Re: [PATCH v2 25/27] KVM: x86/mmu: Drop @slot param from exported/external page-track APIs

From: Yan Zhao
Date: Thu May 11 2023 - 23:23:47 EST

> > Hi Sean,
> > After more thoughts, do you think checking KVM internal memslot is necessary?
> I don't think it's necessary per se, but I also can't think of any reason to allow
> it.
> > slot = gfn_to_memslot(kvm, gfn);
> > if (!slot || slot->id >= KVM_USER_MEM_SLOTS) {
> > srcu_read_unlock(&kvm->srcu, idx);
> > return -EINVAL;
> > }
> >
> > Do we allow write tracking to APIC access page when APIC-write VM exit
> > is not desired?
> Allow? Yes.
> But KVM doesn't use write-tracking for anything APICv related, e.g. to disable
> APICv, KVM instead zaps the SPTEs for the APIC access page and on page fault goes
> straight to MMIO emulation.
> Theoretically, the guest could create an intermediate PTE in the APIC access page
> and AFAICT KVM would shadow the access and write-protect the APIC access page.
> But that's benign as the resulting emulation would be handled just like emulated
> FWIW, the other internal memslots, TSS and idenity mapped page tables, are used
> if and only if paging is disabled in the guest, i.e. there are no guest PTEs for
> KVM to shadow (and paging must be enabled to enable VMX, so nested EPT is also
> ruled out). So this is theoretically possible only for the APIC access page.
> That changes with KVMGT, but that again should not be problematic. KVM will
> emulate in response to the write-protected page and things go on.
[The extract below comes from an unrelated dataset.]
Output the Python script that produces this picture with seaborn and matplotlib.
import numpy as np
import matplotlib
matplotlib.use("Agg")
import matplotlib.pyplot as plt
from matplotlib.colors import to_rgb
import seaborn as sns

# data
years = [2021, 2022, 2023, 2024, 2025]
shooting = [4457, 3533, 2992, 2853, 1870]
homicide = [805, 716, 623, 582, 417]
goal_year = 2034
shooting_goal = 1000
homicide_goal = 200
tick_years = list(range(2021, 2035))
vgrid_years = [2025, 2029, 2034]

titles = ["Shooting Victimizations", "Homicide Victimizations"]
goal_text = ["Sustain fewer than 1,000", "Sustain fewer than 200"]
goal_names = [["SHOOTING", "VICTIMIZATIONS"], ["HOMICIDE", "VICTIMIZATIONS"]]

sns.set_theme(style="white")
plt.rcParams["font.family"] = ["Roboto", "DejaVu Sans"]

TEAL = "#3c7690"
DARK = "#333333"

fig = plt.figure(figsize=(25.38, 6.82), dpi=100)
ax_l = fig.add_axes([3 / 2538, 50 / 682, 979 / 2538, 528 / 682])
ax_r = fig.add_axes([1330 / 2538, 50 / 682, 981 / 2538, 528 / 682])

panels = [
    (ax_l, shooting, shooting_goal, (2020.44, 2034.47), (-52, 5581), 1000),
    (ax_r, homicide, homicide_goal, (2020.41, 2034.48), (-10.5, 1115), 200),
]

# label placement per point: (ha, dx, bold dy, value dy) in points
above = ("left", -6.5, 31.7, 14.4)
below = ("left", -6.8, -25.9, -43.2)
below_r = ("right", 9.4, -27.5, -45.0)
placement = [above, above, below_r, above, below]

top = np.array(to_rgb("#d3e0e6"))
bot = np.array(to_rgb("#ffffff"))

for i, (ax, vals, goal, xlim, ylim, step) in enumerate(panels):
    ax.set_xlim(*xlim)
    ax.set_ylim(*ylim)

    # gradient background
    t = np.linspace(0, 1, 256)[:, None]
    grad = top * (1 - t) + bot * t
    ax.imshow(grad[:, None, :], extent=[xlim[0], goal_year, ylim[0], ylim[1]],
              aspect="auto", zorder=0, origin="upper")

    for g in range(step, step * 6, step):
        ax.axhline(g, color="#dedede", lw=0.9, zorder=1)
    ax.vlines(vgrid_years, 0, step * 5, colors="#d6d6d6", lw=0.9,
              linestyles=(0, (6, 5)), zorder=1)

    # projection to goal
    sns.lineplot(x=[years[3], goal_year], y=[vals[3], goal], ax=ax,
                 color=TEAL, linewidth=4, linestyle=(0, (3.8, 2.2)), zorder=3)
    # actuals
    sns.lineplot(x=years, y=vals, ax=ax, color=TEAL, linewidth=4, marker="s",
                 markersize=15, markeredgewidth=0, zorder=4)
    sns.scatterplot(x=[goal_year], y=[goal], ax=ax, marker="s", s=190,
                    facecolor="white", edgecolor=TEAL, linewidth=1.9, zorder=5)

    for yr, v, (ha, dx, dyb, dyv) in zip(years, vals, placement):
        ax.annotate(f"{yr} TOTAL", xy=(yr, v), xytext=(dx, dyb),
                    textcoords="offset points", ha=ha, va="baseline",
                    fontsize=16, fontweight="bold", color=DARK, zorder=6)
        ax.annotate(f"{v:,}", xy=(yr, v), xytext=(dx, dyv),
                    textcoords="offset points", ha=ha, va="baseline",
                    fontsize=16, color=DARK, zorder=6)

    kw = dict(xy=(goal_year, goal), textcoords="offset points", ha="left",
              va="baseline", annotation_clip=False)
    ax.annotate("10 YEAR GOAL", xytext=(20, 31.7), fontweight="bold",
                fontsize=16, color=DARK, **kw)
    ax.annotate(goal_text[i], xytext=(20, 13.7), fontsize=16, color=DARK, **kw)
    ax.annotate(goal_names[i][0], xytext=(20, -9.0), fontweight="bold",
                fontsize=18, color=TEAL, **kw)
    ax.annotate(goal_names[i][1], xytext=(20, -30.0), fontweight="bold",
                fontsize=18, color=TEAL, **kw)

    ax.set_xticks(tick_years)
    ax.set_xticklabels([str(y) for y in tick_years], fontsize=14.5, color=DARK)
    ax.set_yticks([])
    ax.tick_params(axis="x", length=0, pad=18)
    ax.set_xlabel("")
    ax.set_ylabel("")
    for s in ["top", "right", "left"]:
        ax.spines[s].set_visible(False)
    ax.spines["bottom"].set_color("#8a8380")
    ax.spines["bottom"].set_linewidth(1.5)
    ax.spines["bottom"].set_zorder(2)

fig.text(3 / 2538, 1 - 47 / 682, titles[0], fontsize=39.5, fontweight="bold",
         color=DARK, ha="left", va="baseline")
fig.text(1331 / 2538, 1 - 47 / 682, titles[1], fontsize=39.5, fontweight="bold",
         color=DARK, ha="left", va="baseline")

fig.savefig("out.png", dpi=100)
E.g. it's
> arguably much weirder that the guest can read/write the identity mapped page
> tables that are used for EPT without unrestricted guest.
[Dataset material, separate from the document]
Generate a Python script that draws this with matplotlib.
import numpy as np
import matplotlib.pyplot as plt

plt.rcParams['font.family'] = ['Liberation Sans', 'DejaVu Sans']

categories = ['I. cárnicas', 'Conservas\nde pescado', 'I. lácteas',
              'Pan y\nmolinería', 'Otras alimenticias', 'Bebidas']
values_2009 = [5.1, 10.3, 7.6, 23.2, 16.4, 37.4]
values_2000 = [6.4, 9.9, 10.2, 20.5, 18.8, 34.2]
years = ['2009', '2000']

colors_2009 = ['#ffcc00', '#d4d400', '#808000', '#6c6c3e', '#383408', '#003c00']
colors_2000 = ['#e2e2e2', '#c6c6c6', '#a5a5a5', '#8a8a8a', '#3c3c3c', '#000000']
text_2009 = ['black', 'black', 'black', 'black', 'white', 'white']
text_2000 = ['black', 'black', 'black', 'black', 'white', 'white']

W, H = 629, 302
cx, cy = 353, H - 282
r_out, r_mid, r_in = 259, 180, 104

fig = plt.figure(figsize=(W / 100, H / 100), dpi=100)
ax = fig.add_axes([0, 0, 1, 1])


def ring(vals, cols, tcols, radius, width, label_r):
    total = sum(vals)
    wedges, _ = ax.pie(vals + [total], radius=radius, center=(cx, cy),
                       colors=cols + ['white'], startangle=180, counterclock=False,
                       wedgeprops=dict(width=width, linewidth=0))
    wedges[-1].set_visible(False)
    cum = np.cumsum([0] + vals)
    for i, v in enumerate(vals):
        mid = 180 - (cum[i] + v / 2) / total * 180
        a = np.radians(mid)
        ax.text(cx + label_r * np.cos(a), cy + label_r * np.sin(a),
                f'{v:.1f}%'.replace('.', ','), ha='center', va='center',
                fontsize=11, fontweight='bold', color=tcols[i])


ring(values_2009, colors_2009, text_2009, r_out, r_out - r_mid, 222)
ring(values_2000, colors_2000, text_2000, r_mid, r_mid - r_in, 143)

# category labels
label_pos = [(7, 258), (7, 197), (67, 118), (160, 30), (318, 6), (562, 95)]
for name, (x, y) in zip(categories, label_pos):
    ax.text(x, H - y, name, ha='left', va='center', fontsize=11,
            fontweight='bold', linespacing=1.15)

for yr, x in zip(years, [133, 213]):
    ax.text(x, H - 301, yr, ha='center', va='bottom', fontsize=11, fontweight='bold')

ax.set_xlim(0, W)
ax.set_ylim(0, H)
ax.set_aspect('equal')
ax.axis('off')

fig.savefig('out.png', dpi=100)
> There's no sane reason to allow creating PTEs in the APIC page, but I'm also not
> all that motivated to "fix" things. account_shadowed() isn't expected to fail,
> so KVM would need to check further up the stack, e.g. in walk_addr_generic() by
> open coding a form of kvm_vcpu_gfn_to_hva_prot().
> I _think_ that's the only place KVM would need to add a check, as KVM already
> checks that the root, i.e. CR3, is in a "visible" memslot. I suppose KVM could
> just synthesize triple fault, like it does for the root/CR3 case, but I don't
> like making up behavior.
> In other words, I'm not opposed to disallowing write-tracking internal memslots,
> but I can't think of anything that will break, and so for me personally at least,
> the ROI isn't sufficient to justify writing tests and dealing with any fallout.

It makes sense. Thanks for the explanation.